Clocks, which were not in widespread use before then, became essential as people needed to fit into schedules and shifts. Before the advent of clocks, people would generally sleep while the sun was down – an average of 10 hours a night, more in winter, less in summer. This is the way humans have been pretty much forever, which is concerning given that the average amount of sleep an adult gets nowadays is 7 hours – sleep is considered a waste of time!.

Caffeinated beverages played another critical role. The average European drank 3L of beer a day in the early 1800s – it was much cleaner than the water! The increasing popularity of plants that contained caffeine (tea leaves, coffee beans), that just so happened to release their caffeine in hot water, made boiled water (and thus perky, less drunk people) the norm. It also helped to break people out of their normal sleep cycles.

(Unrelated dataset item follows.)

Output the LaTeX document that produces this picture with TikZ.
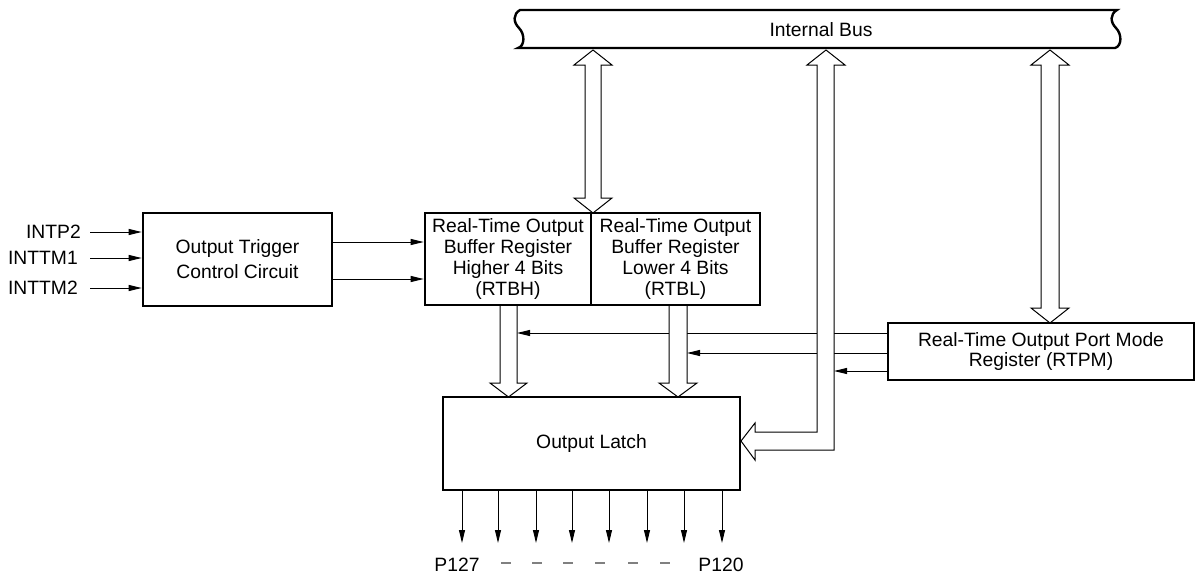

Linda then launched into a summary of caffeine’s prevelence in the workforce. It’s the most popular drug (she cites a study that says up to 80% of the world’s population consumes caffeine daily), and although it has been studied and considered relatively safe in does of around 300mg a day, (or two cups / 500ml of coffee), there’s a whole lot of people who drink way more than that each and every day. Have you seen the size of a Starbucks cup recently?

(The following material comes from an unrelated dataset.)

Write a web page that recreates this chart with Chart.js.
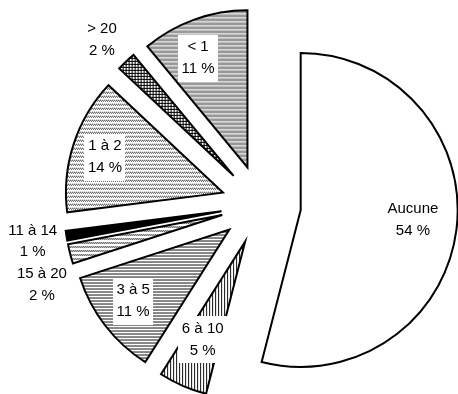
<!DOCTYPE html>
<html>
<head>
<meta charset="utf-8">
<script src="https://cdn.jsdelivr.net/npm/chart.js@4.4.1/dist/chart.umd.min.js"></script>
<style>
  html, body { margin: 0; padding: 0; background: #ffffff; }
  #wrap { width: 458px; height: 394px; position: relative; }
</style>
</head>
<body>
<div id="wrap"><canvas id="chart"></canvas></div>
<script>
// Share of respondents by number (categories, clockwise from 12 o'clock)
const categories = ['Aucune', '6 à 10', '3 à 5', '15 à 20', '11 à 14', '1 à 2', '> 20', '< 1'];
const shares = [54, 5, 11, 2, 1, 14, 2, 11];

// Fill style name for every slice, same order as categories
const fills = ['white', 'vlines', 'hlines', 'wave', 'black', 'wave', 'grid', 'dots'];

// Where each slice's label sits: fraction of the radius from the slice tip,
// a small turn (degrees) off the slice's middle, and whether it gets a white box
const labelPlacement = [
  { frac: 0.718, turn: -2.1, box: false },
  { frac: 0.680, turn: 0.0,  box: true  },
  { frac: 0.764, turn: 1.2,  box: true  },
  { frac: 1.232, turn: -6.8, box: false },
  { frac: 1.218, turn: 0.0,  box: false },
  { frac: 0.785, turn: -1.2, box: true  },
  { frac: 1.205, turn: -0.9, box: false },
  { frac: 0.765, turn: -4.5, box: true  }
];

const EXPLODE = 40;        // every slice is pulled out from the centre by this much
const FONT = '15px "Liberation Sans", Arial, sans-serif';
const LINE_H = 21.5;

// Small bitmap tiles used as hatch patterns
function tile(rows, ink) {
  const c = document.createElement('canvas');
  c.width = rows[0].length;
  c.height = rows.length;
  const g = c.getContext('2d');
  g.fillStyle = '#ffffff';
  g.fillRect(0, 0, c.width, c.height);
  g.fillStyle = ink || '#000000';
  rows.forEach((r, y) => {
    for (let x = 0; x < r.length; x++) if (r[x] === 'X') g.fillRect(x, y, 1, 1);
  });
  return g.createPattern(c, 'repeat');
}

const patterns = {
  white: '#ffffff',
  black: '#000000',
  vlines: tile(['X..'], '#111111'),
  hlines: tile(['X', '.', '.'], '#111111'),
  grid: tile(['XXX', 'X..', 'X..']),
  dots: tile(['X.X.', '.X.X', 'X.X.', '....'], '#333333'),
  wave: tile(['X.X.', '.X.X', '....', '....'], '#333333')
};

// Draws each slice pushed outward along its middle angle
const explodedSlices = {
  id: 'explodedSlices',
  beforeDatasetsDraw(chart) {
    const ctx = chart.ctx;
    const meta = chart.getDatasetMeta(0);
    meta.data.forEach(arc => {
      const mid = (arc.startAngle + arc.endAngle) / 2;
      ctx.save();
      ctx.translate(Math.cos(mid) * EXPLODE, Math.sin(mid) * EXPLODE);
      arc.draw(ctx);
      ctx.restore();
    });
    return false;
  }
};

// Two-line labels: category and percentage
const sliceLabels = {
  id: 'sliceLabels',
  afterDraw(chart) {
    const ctx = chart.ctx;
    const meta = chart.getDatasetMeta(0);
    ctx.save();
    ctx.font = FONT;
    ctx.textAlign = 'center';
    ctx.textBaseline = 'middle';
    meta.data.forEach((arc, i) => {
      const p = labelPlacement[i];
      const mid = (arc.startAngle + arc.endAngle) / 2;
      const tipX = arc.x + Math.cos(mid) * EXPLODE;
      const tipY = arc.y + Math.sin(mid) * EXPLODE;
      const a = mid + p.turn * Math.PI / 180;
      const r = arc.outerRadius * p.frac;
      const cx = tipX + Math.cos(a) * r;
      const cy = tipY + Math.sin(a) * r;
      const lines = [categories[i], shares[i] + ' %'];
      const y0 = cy - LINE_H / 2;
      if (p.box) {
        const w = Math.max(...lines.map(t => ctx.measureText(t).width)) + 7;
        const top = y0 - 12.5;
        const h = LINE_H + 25;
        ctx.fillStyle = '#ffffff';
        ctx.fillRect(Math.round(cx - w / 2), Math.round(top), Math.round(w), Math.round(h));
      }
      ctx.fillStyle = '#000000';
      lines.forEach((t, k) => ctx.fillText(t, cx, y0 + k * LINE_H));
    });
    ctx.restore();
  }
};

new Chart(document.getElementById('chart'), {
  type: 'pie',
  data: {
    labels: categories,
    datasets: [{
      data: shares,
      backgroundColor: fills.map(f => patterns[f]),
      borderColor: '#000000',
      borderWidth: 2,
      borderJoinStyle: 'miter'
    }]
  },
  options: {
    responsive: true,
    maintainAspectRatio: false,
    animation: false,
    events: [],
    radius: 157,
    layout: { padding: { left: 64, right: 0, top: 16, bottom: 0 } },
    plugins: {
      legend: { display: false },
      tooltip: { enabled: false },
      title: { display: false }
    }
  },
  plugins: [explodedSlices, sliceLabels]
});
</script>
</body>
</html>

Next came the negative effects of caffeine, both directly attributable physical effects (decreased size of hippocampus, premature brain aging) and secondary effects (considerably less sleep). These effects were contrasted with what Linda called “the productivity myth” – namely, the idea that caffeine (and the extra work you do while buzzed) actually helps us be more productive. Although it may make us feel like we’re being productive (thanks, dopamine!), and being perky all the time helps us avoid napping (after all, no one naps but old people and babies, right?), study after study has shown that caffeine is no better than breaks! This is counter to soceity’s (and the software industry’s) notion of problem solving – the way to solve a hard problem is to down a ton of coffee, spend 13 hours straight in front of a computer, and emerge victorious. This equating of effort and productivity is starting to be addressed in some circles (such as lean’s belief that utilization is a poor measure), but the idea of “flow” (i.e. uninterrupted work for long periods of time) is largely taken as Truth.

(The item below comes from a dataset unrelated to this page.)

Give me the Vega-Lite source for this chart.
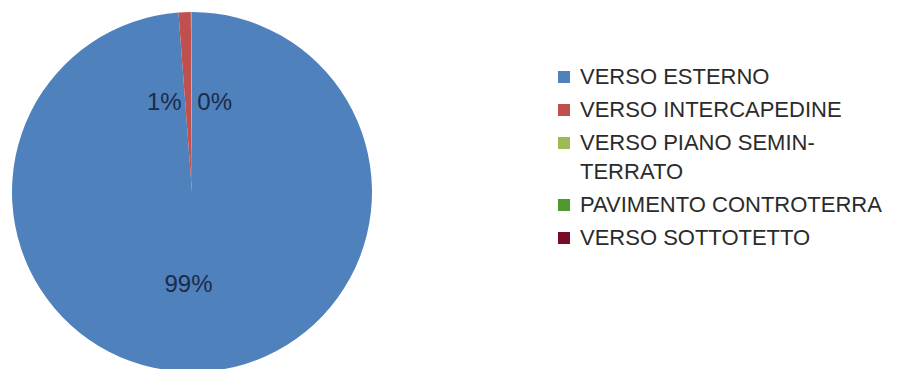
{
  "$schema": "https://vega.github.io/schema/vega-lite/v6.json",
  "width": 384,
  "height": 384,
  "padding": 0,
  "background": "white",
  "config": {"view": {"stroke": null}, "font": "Liberation Sans"},
  "data": {"values": [
    {"category": "VERSO ESTERNO", "share": 0.988},
    {"category": "VERSO INTERCAPEDINE", "share": 0.011},
    {"category": "VERSO PIANO SEMIN-TERRATO", "share": 0.001},
    {"category": "PAVIMENTO CONTROTERRA", "share": 0},
    {"category": "VERSO SOTTOTETTO", "share": 0}
  ]},
  "encoding": {
    "theta": {"field": "share", "type": "quantitative", "stack": true},
    "color": {
      "field": "category",
      "type": "nominal",
      "sort": ["VERSO ESTERNO", "VERSO INTERCAPEDINE", "VERSO PIANO SEMIN-TERRATO", "PAVIMENTO CONTROTERRA", "VERSO SOTTOTETTO"],
      "scale": {
        "domain": ["VERSO ESTERNO", "VERSO INTERCAPEDINE", "VERSO PIANO SEMIN-TERRATO", "PAVIMENTO CONTROTERRA", "VERSO SOTTOTETTO"],
        "range": ["#4f81bd", "#c0504d", "#9bbb59", "#4e9a2f", "#7b0a26"]
      },
      "legend": {
        "title": null,
        "orient": "none",
        "legendX": 553,
        "legendY": 66,
        "padding": 0,
        "symbolType": "square",
        "symbolSize": 144,
        "symbolStrokeWidth": 0,
        "labelFont": "Liberation Sans",
        "labelFontSize": 22,
        "labelColor": "#2b2b2b",
        "labelOffset": 5,
        "labelLimit": 400,
        "rowPadding": 11,
        "labelExpr": "datum.label == 'VERSO PIANO SEMIN-TERRATO' ? ['VERSO PIANO SEMIN-', 'TERRATO'] : datum.label",
        "encode": {"labels": {"update": {"lineHeight": {"value": 29}}}}
      }
    }
  },
  "layer": [
    {"mark": {"type": "arc", "outerRadius": 180}},
    {
      "mark": {"type": "text", "radius": 93, "fontSize": 24, "font": "Liberation Sans", "align": "center", "baseline": "middle"},
      "encoding": {
        "text": {"field": "share", "type": "quantitative", "format": ".0%"},
        "color": {"value": "#1c2b48"},
        "opacity": {"condition": {"test": "datum.category == 'VERSO ESTERNO'", "value": 1}, "value": 0}
      }
    },
    {
      "mark": {"type": "text", "radius": 89, "fontSize": 24, "font": "Liberation Sans", "align": "right", "dx": -14, "baseline": "middle"},
      "encoding": {
        "text": {"field": "share", "type": "quantitative", "format": ".0%"},
        "color": {"value": "#1c2b48"},
        "opacity": {"condition": {"test": "datum.category == 'VERSO INTERCAPEDINE'", "value": 1}, "value": 0}
      }
    },
    {
      "mark": {"type": "text", "radius": 89, "fontSize": 24, "font": "Liberation Sans", "align": "left", "dx": 5, "baseline": "middle"},
      "encoding": {
        "text": {"field": "share", "type": "quantitative", "format": ".0%"},
        "color": {"value": "#1c2b48"},
        "opacity": {"condition": {"test": "datum.category == 'VERSO PIANO SEMIN-TERRATO'", "value": 1}, "value": 0}
      }
    }
  ]
}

Linda presented a number of interesting facts that she’s gleaned from studies:

  • caffeine mildly improves performance of extroverts, but decreases the performance of introverts – not good given the programmer stereotype!
  • human attention span / concentration is cyclical, not continous – see promiscuous pairing and the pomodoro technique
  • naps are a learned technique, and finding our your cycle of sleep (and wakefulness) can accelerate learning and development
  • in 1985, Jolt cola came out with *gasp* 72mg of caffeine in 12 oz. Now? You can get beef jerky with 150mg. Caffeine has become more pervasive and is used in greater amounts than ever

How does all of this relate to an Agile conference? Linda’s conclusion is that, since one of the main principles of Agile is to make it more about the people, why do indviduals (with organizational support!) revert to a command and control style of personal sleep / wakefulness management? Why, though most software developers know Brook’s Law, do we insist on tackling a difficult problem strictly by throwing more efffort at it? She advocates a re-evaluation and beginner’s mind approach to the subject of alertness, concentration, and productivity. If you dispel the productivity myth, work to find an individual’s learning and attention span cadence, and use proven methods of productivity enhancement (breaks, naps, regular context switches, exercise – treadmill desks!) instead of disproven ones (energy drinks, burning the midnight oil, “sleep is for the weak”), you can see real and tangible improvements in both worker productivity *and* happiness.

I was only a 4-cups-a-day person for a few months (while I worked in the games industry – never going back!), but I know of several people who were in Linda’s talk, myself included, who have vowed to get more sleep, cut down their caffeine intake, and even take the occasional cat nap.